Children’s Day was first introduced here in 1923 by independence and children’s rights activist Bang Jeong-hwan, and has been celebrated on May 5 since 1945.
The day was given legal status with the legislation of the Child Welfare Act in 1961, and designated a public holiday in 1975. The act, which also designates May 1 to 7 as “Children’s Week,” states that Children’s Day is designated “for children to grow up to be honest, lovely, sensible and valiant, by enhancing the spirit of loving and protecting the children.”
The realities of Children’s Day, however, may be a little different.
Cinemas are flooded with family movies and animations, while retailers stock up on toys and other gifts for children. Theme parks, aquariums and other attractions catering to children roll out events for a share of the Children’s Day spending. According to some estimates, sales in the run-up to Children’s Day account for as much as 30 percent of the country’s toy market.
For many parents, such commercial aspects have taken over Children’s Day.
“It is nice to do fun things with the kids, but I would be lying if I said it wasn’t a concern,” said a 37-year-old office worker of the cost. The worker, who asked to be identified only by his surname Lee, has three children aged between 7 and 2, and another on the way.

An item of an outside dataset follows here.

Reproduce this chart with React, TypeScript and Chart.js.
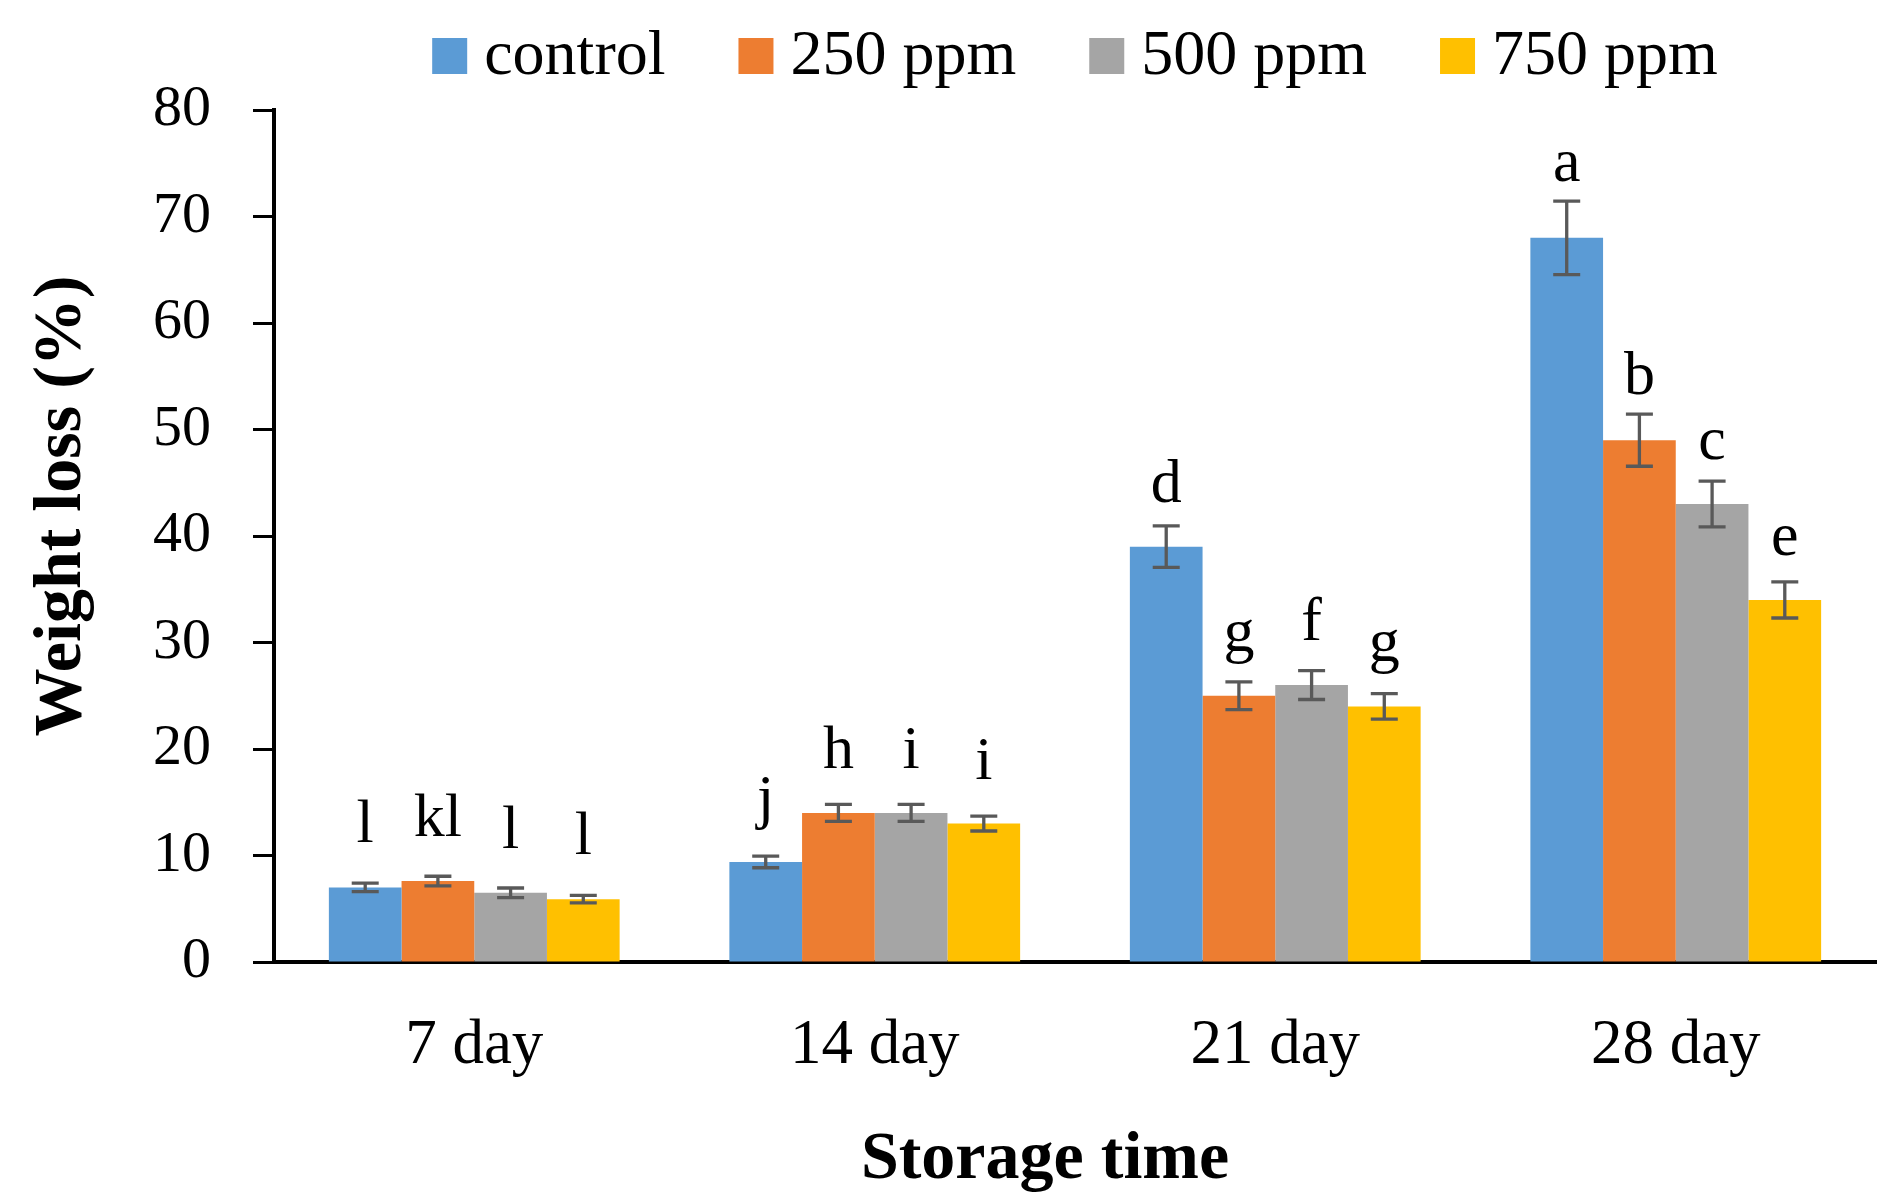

“But it is Children’s Day after all, and I feel like unless my wife and I do something special for them, Children’s Day would be no different (for his children) from any other day without school.”
Other parents, regardless of their number of children, appear to share Lee’s views.
“It is a burden, but I think Children’s Day is necessary. It’s one day a year, and it’s the least I can do for my child,” Shim Eun-soo, a 41-year old mother of one, said.
Regardless of the burden felt by parents, for many children, May 5 is a day their wishes, however small, come true.
“It is a day I will be able to get the small red Thomas the Tank Engine toy I have been waiting for,” 5-year-old Lee Joon-hyung said, when asked why he likes Children’s Day.
For those on the margins of society, however, Children’s Day may come with a very different set of emotions.
Korea remains a society dictated by traditional values, one-parent families and other non-traditional groups continue to face difficulties.